Louisville, inspired by the gruesome injury to Kevin Ware but needing others to step up while he's down, got an even bigger contribution off the bench than Michigan.

Luke Hancock scored 20 points. Walk-on Tim Henderson, moving up in the rotation because of Ware's broken leg, knocked down back-to-back 3-pointers that turned the momentum when it looked as though Wichita State might pull off another shocker.

There's always a chance for the more obscure players to step up on the biggest stages.

"Those guys, not that you don't pay attention to them, but your strategy is not toward them," Pitino said. "We're all trying to stop the great players defensively, choreograph our defensive plan to stop the great players."

But there's no doubt that Michigan needs Burke to have a much better game, especially against Louisville's fearsome press, just as the Cardinals will be counting on Russ Smith to lead the way. He scored 21 points in the semifinals despite a woeful night at the foul line.

Smith is on the verge of completing quite a personal journey, considering it looked for a while like he might not even finish his career with the Cardinals. Unhappy with his playing time and constantly sparring with Pitino, the now-junior guard considered transferring after his freshman season.

Boy, he's sure glad he stayed.

"I was leaving, but I talked to my dad and decided to come back," Smith remembered. "I decided to work hard and try to earn some minutes."

He still gets into it with Pitino from time to time — remember, the coach dubbed him "Russdiculous" for some of his wacky shots and perplexing antics — but it's hard to envision where this team might be without him.

"I just try to make winning plays," Smith said. "I don't look at myself as a point guard or a shooting guard. I look at myself as a winning player."

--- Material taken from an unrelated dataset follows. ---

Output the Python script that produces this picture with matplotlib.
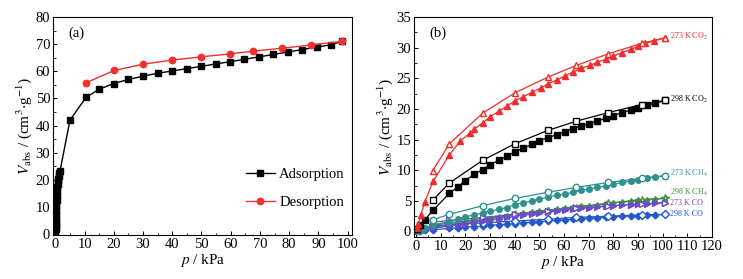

Pitino is certainly a winner.

He's already the first coach to lead three schools to the Final Four. Now, he's got a chance to become the first to win national titles at two schools, having led Kentucky to a championship in 1996.

Pitino isn't worried about personal accolades.

He'd rather have a lifelong connection with this team.

"I haven't thought about it for one second," Pitino insisted. "Everything we do is about the team, about the family. I'd be a total hypocrite if I said [winning another title is] really important. It really is not important. I want to win because I'm part of this team. That's it."